Internet users and anti-monopoly advocates say the police action against movie downloaders is “questionable.” They argue how the Copyright Act, 1957, has given wide exception to those who disseminate copyright works for “personal and private use.”

Legal puritans, on the other hand, quote the same 1957 law and the Information Technology (IT) Act, 2000, to argue that the State police have not done anything wrong.

They say the act of uploading and downloading a copyrighted cinematographic work amounts to publishing and transmitting it, respectively.

They cite Section 66 of the IT Act, 2000, that says a “hacker,” if found guilty, can get three years’ imprisonment, a fine up to Rs.2 lakh, or even both.

That’s not all. Section 43 of the same statute prescribes that a “hacker” may have to cough up Rs.1 crore in compensation in case of “damage to the computer system.”

Middle line

Some others draw the middle line about the police’s drive. They say that though downloading is as illegal as buying a pirated CD from the market and “ignorance of law is no excuse to escape prosecution under an existing law,” the sheer magnitude of registering mass cases against downloaders, probably on a global scale, is impractical.

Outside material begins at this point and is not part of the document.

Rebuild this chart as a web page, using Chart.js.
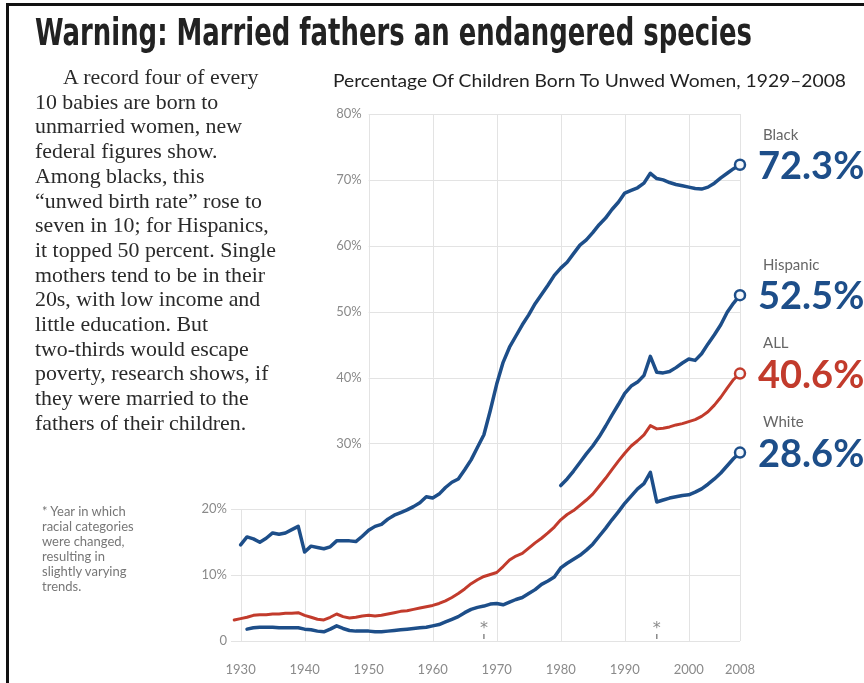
<!DOCTYPE html>
<html>
<head>
<meta charset="utf-8">
<script src="https://cdn.jsdelivr.net/npm/chart.js@4.4.1/dist/chart.umd.min.js"></script>
<style>
  html, body { margin: 0; padding: 0; background: #fff; }
  body { width: 864px; height: 683px; position: relative; overflow: hidden; }
  #frame { position: absolute; left: 6px; top: 3px; width: 900px; height: 720px;
           border-top: 3px solid #111; border-left: 3px solid #111; }
  #chart { position: absolute; left: 0; top: 0; }
  .txt { position: absolute; white-space: nowrap; }
  #title { left: 35px; top: 11px; font: bold 37px "Liberation Sans Narrow", "DejaVu Sans Condensed", sans-serif;
           color: #222; transform-origin: 0 0; }
  #lede { left: 35px; top: 65px; font: 21px/24.7px "Liberation Serif", serif; color: #2a2a2a; transform-origin: 0 0; }
  #lede .ind { padding-left: 27px; }
  #sub { left: 333px; top: 70px; font: 17px "Lato", sans-serif; color: #222; transform-origin: 0 0; }
  #note { left: 42px; top: 504px; font: 13px/15px "Lato", sans-serif; color: #777; }
</style>
</head>
<body>
<div id="frame"></div>
<canvas id="chart" width="864" height="683"></canvas>
<div class="txt" id="title">Warning: Married fathers an endangered species</div>
<div class="txt" id="lede"><span class="ind">A record four of every</span><br>10 babies are born to<br>unmarried women, new<br>federal figures show.<br>Among blacks, this<br>“unwed birth rate” rose to<br>seven in 10; for Hispanics,<br>it topped 50 percent. Single<br>mothers tend to be in their<br>20s, with low income and<br>little education. But<br>two-thirds would escape<br>poverty, research shows, if<br>they were married to the<br>fathers of their children.</div>
<div class="txt" id="sub">Percentage Of Children Born To Unwed Women, 1929–2008</div>
<div class="txt" id="note">* Year in which<br>racial categories<br>were changed,<br>resulting in<br>slightly varying<br>trends.</div>
<script>
// percent of births to unmarried women, one value per year
const allStart = 1929;
const allValues = [
  3.2, 3.4, 3.6, 3.9, 4.0, 4.0, 4.1, 4.1, 4.2, 4.2, 4.3,
  3.9, 3.6, 3.3, 3.2, 3.6, 4.1, 3.7, 3.5, 3.6, 3.8,
  3.9, 3.8, 3.9, 4.1, 4.3, 4.5, 4.6, 4.8, 5.0, 5.2,
  5.4, 5.7, 6.1, 6.6, 7.2, 7.9, 8.7, 9.3, 9.8, 10.1,
  10.4, 11.3, 12.3, 12.9, 13.3, 14.1, 14.9, 15.6, 16.4, 17.3,
  18.4, 19.2, 19.8, 20.6, 21.4, 22.3, 23.5, 24.7, 26.0, 27.3,
  28.5, 29.6, 30.4, 31.3, 32.7, 32.2, 32.3, 32.5, 32.8, 33.0,
  33.3, 33.6, 34.1, 34.8, 35.8, 37.0, 38.4, 39.7, 40.6
];

const whiteStart = 1931;
const whiteValues = [
  1.8, 2.0, 2.1, 2.1, 2.1, 2.0, 2.0, 2.0, 2.0,
  1.8, 1.7, 1.5, 1.4, 1.8, 2.3, 1.9, 1.6, 1.5, 1.5,
  1.5, 1.4, 1.4, 1.5, 1.6, 1.7, 1.8, 1.9, 2.0, 2.1,
  2.3, 2.5, 2.9, 3.3, 3.7, 4.3, 4.8, 5.1, 5.3, 5.6,
  5.7, 5.5, 5.9, 6.3, 6.6, 7.2, 7.8, 8.6, 9.1, 9.7,
  11.1, 11.8, 12.4, 13.0, 13.8, 14.7, 15.9, 17.1, 18.4, 19.6,
  20.9, 22.0, 23.1, 23.9, 25.6, 21.1, 21.4, 21.7, 21.9, 22.1,
  22.2, 22.6, 23.1, 23.8, 24.6, 25.5, 26.6, 27.7, 28.6
];

const blackStart = 1930;
const blackValues = [
  14.6, 15.8, 15.5, 15.0, 15.6, 16.4, 16.2, 16.4, 16.9, 17.4,
  13.5, 14.4, 14.2, 14.0, 14.3, 15.2, 15.2, 15.2, 15.1, 15.9,
  16.8, 17.4, 17.7, 18.5, 19.1, 19.5, 19.9, 20.4, 21.0, 21.9,
  21.7, 22.3, 23.3, 24.1, 24.6, 26.0, 27.5, 29.4, 31.3, 35.0,
  39.0, 42.3, 44.6, 46.3, 48.0, 49.5, 51.2, 52.6, 54.0, 55.5,
  56.6, 57.5, 58.8, 60.1, 60.9, 62.0, 63.2, 64.2, 65.5, 66.6,
  68.0, 68.4, 68.8, 69.5, 71.0, 70.2, 70.0, 69.6, 69.3, 69.1,
  68.9, 68.7, 68.6, 68.9, 69.5, 70.3, 71.0, 71.7, 72.3
];

const hispanicStart = 1980;
const hispanicValues = [
  23.6, 24.6, 25.8, 27.1, 28.4, 29.6, 31.0, 32.6, 34.3, 35.9,
  37.6, 38.7, 39.3, 40.3, 43.2, 40.8, 40.7, 40.9, 41.5, 42.2,
  42.8, 42.6, 43.6, 45.1, 46.5, 48.0, 49.9, 51.3, 52.5
];

const yearTicks = [1930, 1940, 1950, 1960, 1970, 1980, 1990, 2000, 2008];
const pctTicks = [0, 10, 20, 30, 40, 50, 60, 70, 80];
const changeYears = [1968, 1995];   // years marked with an asterisk

const BLUE = '#1d4e89';
const RED = '#c23b2c';
const TICK_FONT = '13px "Lato", sans-serif';

function toPoints(start, values){
  return values.map((v, i) => ({ x: start + i, y: v }));
}

function series(label, start, values, color, width){
  const last = values.length - 1;
  return {
    label,
    data: toPoints(start, values),
    borderColor: color,
    borderWidth: width,
    borderJoinStyle: 'round',
    borderCapStyle: 'round',
    tension: 0,
    pointRadius: c => c.dataIndex === last ? 5 : 0,
    pointBorderWidth: 2.5,
    pointBorderColor: color,
    pointBackgroundColor: '#f4f8fc',
    clip: false
  };
}

// grid is stepped: the upper rows give way to the text column on the left
const gridPlugin = {
  id: 'stepGrid',
  beforeDatasetsDraw(chart){
    const { ctx, chartArea, scales: { x, y } } = chart;
    ctx.save();
    ctx.strokeStyle = '#e3e3e3';
    ctx.lineWidth = 1;
    pctTicks.forEach(v => {
      const py = Math.round(y.getPixelForValue(v)) + 0.5;
      const x0 = v >= 30 ? x.getPixelForValue(1950) : chartArea.left;
      ctx.beginPath(); ctx.moveTo(x0, py); ctx.lineTo(x.getPixelForValue(2008), py); ctx.stroke();
    });
    yearTicks.forEach(yr => {
      const px = Math.round(x.getPixelForValue(yr)) + 0.5;
      const top = y.getPixelForValue(yr >= 1950 ? 80 : 20);
      ctx.beginPath(); ctx.moveTo(px, top); ctx.lineTo(px, y.getPixelForValue(0)); ctx.stroke();
    });
    ctx.restore();
  },
  afterDatasetsDraw(chart){
    const { ctx, chartArea, scales: { x, y } } = chart;
    ctx.save();
    ctx.font = TICK_FONT;
    ctx.fillStyle = '#8a8a8a';
    ctx.textBaseline = 'middle';
    ctx.textAlign = 'right';
    pctTicks.forEach(v => {
      const lx = v >= 30 ? x.getPixelForValue(1950) - 7 : chartArea.left - 4;
      ctx.fillText(v === 0 ? '0' : v + '%', lx, y.getPixelForValue(v));
    });
    ctx.textAlign = 'center';
    yearTicks.forEach(yr => ctx.fillText(String(yr), x.getPixelForValue(yr), chartArea.bottom + 29));

    // asterisks for the years the categories changed
    const base = y.getPixelForValue(0);
    changeYears.forEach(yr => {
      const px = x.getPixelForValue(yr);
      ctx.font = '16px "DejaVu Sans", sans-serif';
      ctx.fillText('*', px, base - 12);
      ctx.fillRect(px - 0.75, base - 7, 1.5, 5);
    });

    // series name and final value at the right end of each line
    chart.data.datasets.forEach((ds, i) => {
      const meta = chart.getDatasetMeta(i);
      const pt = meta.data[meta.data.length - 1];
      const last = ds.data[ds.data.length - 1].y;
      ctx.textAlign = 'left';
      ctx.fillStyle = '#666';
      ctx.font = '15px "Lato", sans-serif';
      ctx.fillText(ds.label, pt.x + 23, pt.y - 30);
      ctx.fillStyle = ds.borderColor;
      ctx.font = 'bold 38px "Lato", sans-serif';
      ctx.fillText(last.toFixed(1) + '%', pt.x + 18, pt.y + 2);
    });
    ctx.restore();
  }
};

new Chart(document.getElementById('chart').getContext('2d'), {
  type: 'line',
  data: {
    datasets: [
      series('White', whiteStart, whiteValues, BLUE, 3.5),
      series('ALL', allStart, allValues, RED, 3),
      series('Hispanic', hispanicStart, hispanicValues, BLUE, 3.5),
      series('Black', blackStart, blackValues, BLUE, 3.5)
    ]
  },
  options: {
    responsive: false,
    animation: false,
    layout: { padding: { left: 231, right: 124, top: 114, bottom: 42 } },
    scales: {
      x: { type: 'linear', min: 1928.5, max: 2008, display: false },
      y: { min: 0, max: 80, display: false }
    },
    plugins: { legend: { display: false }, tooltip: { enabled: false } }
  },
  plugins: [gridPlugin]
});

// squeeze text blocks to their set widths
function fitWidth(id, px){
  const el = document.getElementById(id);
  const w = el.getBoundingClientRect().width;
  el.style.transform = 'scaleX(' + (px / w) + ')';
}
fitWidth('title', 717);
fitWidth('sub', 513);
fitWidth('lede', 241);
</script>
</body>
</html>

“It is questionable whether downloading for personal use by itself constitutes an offence under the Copyright Act, 1957. The Act has created a wide exception for personal and private use,” says Pranesh Prakash, programme manager for Access to Knowledge, Openness, Internet Governance and Freedom of Speech at The Centre for Internet and Society in Bangalore.

The usage “personal and private use” in the Act can be better understood in the contrast — that is, downloading without any intention to “disseminate the cinematographic work to a community you are not provisionally associated to.”

Legislative intent

Prashant Iyengar, Assistant Professor and Assistant Director, Centre for Intellectual Property Rights Studies, Jindal Global Law School, says the legislative intent behind the wide exceptions given to dissemination of work in the 1957 law is actually strengthening the public domain.

“In India under the Copyright Act, we have a robust regime of fair dealing rights to ensure that information cannot be monopolised at the expense of the public’s access to information,” he says.

He refers to Section 52 of the Act that allows reproduction of literary, artistic, musical, and dramatic works for research and private uses without any “quantitative restriction” on the amount that may be copied. “However, cinematographic works do not fall under this exception,” he says.

Under Section 51, a single copy of a cinematographic work could be “imported” to India for personal and domestic use. This would not amount to copyright infringement.

“But it is currently unsettled in law whether Section 51 would protect users downloading movies for their personal use. On the other hand, if you receive a copy of a movie CD by post, this section would clearly apply,” Mr. Iyengar says.

Pavan Duggal, senior Supreme Court lawyer specialising in cyber laws, differs in his opinion. As far as he is concerned, the law is clear against copyright infringement.

He says unauthorised downloading of movies also attracts action under the IT Act, 2000. “The legal perspective is that when you upload a pirated copy, you are doing an act of publishing and when you click the ‘download’ button, you are transmitting data in an electronic format for the purpose of diminishing the value of electronic information,” he says.

“The Kerala Police have not done anything fundamentally wrong by registering cases against uploaders and downloaders. When I am creating a film, I have copyright to both cinematic and electronic versions. In case of infringement, I can act by suing for damages, injunction, in addition to exposing the person to criminal liability under the Copyright Act,” Mr. Duggal says.

However, Mr. Iyengar vehemently counters the point. He asks a “pertinent” question — how the Kerala Police conducted their probe and how the Internet Protocol addresses were obtained when Internet service providers have strict privacy obligations against disclosure of any such details, except to government authorities.

“In this case, one hears that a private investigation firm called ‘Jadoo Infotech’ was involved in conducting ‘cyber-patrolling,’ which is not authorised by any law. They would be guilty of the digital equivalent offence of ‘lurking house trespass’,” Mr. Iyengar says.

But Nandagopal Rajan, an associate editor with a technology magazine in Delhi, has a simple logic grounded in law.

“Anybody who is downloading illegally cannot seek protection. You are actually doing something illegal. On the flip side, how many people can you prosecute?” he asked.